Оставалось еще испытать себя относительно грехопадений по части литературы. Но, вступая в эту область, я чувствовал под своими ногами уже твердую почву. Во-первых, литература дело публичное, совершаемое открыто перед всеми; во-вторых, за нею следят столько официальных надзирателей и столько литературных любопытных консерваторов, что в ней невозможно совершить преступления, если бы и хотел; в-третьих, для преступлений литературных существует особый следственный и судебный процесс, от которого никогда не отступают, да и отступить трудно, ибо литература дело тонкое и преступление ее может понимать только специалист.
Получив из самого строгого самоиспытания такие блестящие результаты, я сделался так доволен, что готов был прыгнуть от радости. Во мне явилась потребность немедленно излиться в благодарных чувствах.
В это время вошла в кабинет подруга моей жизни и, увидев меня, каким не видала уже много дней, веселым и беззаботным, спросила:
Что с тобой?
Ничего, отвечал я. А знаешь что, сегодня погода отличная. Не прокатиться ли нам? Кстати заехали бы в Казанский собор, помолились.
Что это значит?
Да ничего, отвечал я. Давнехонько уж не были мы у чудотворной.
Гм! однако ж почему именно сегодня напала на тебя страсть к богомолью? А у меня тоже есть дело к тебе. Ты знаешь, сегодня назначены дебаты об обществе распространения женского образования, и ты непременно должен ехать со мною.

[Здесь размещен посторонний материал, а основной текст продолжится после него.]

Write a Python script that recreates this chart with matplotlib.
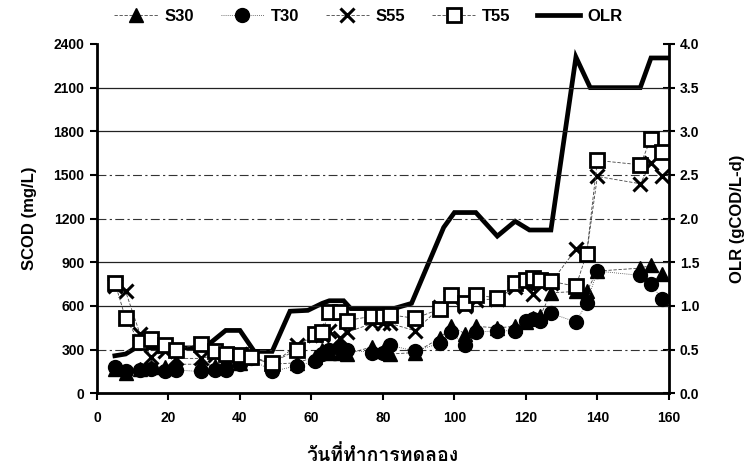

Меня немножко передернуло при этих словах.
Знаешь что? начал я, теперь не такие обстоятельства, чтобы думать об основании обществ. Да и сказать ли тебе правду, я мало вижу толку в этих обществах. Они, мне кажется, убивают только и подъедают частную инициативу людей богатых. Ведь вон Пибоди посмотри, как действовал. Даст тут миллион долларов, в другом месте два, в третьем три, смотришь, в одном месте, точно по щучьему веленью, университет вырос, в другом огромное благотворительное учреждение, в третьем А будь общества, он, пожалуй бы, и внимания не обратил. Дескать, есть кому пещись. Так и у нас. Не будь вашего общества, может, ныне же на женское образование дал бы Кокорев миллион, Утин другой, Бенардаки третий, Поляков четвертый. Я называю этих богачей только к примеру, а мало ли у нас таких? А учредите вы общество, они скажут: теперь есть кому и помимо нас думать о женском образовании.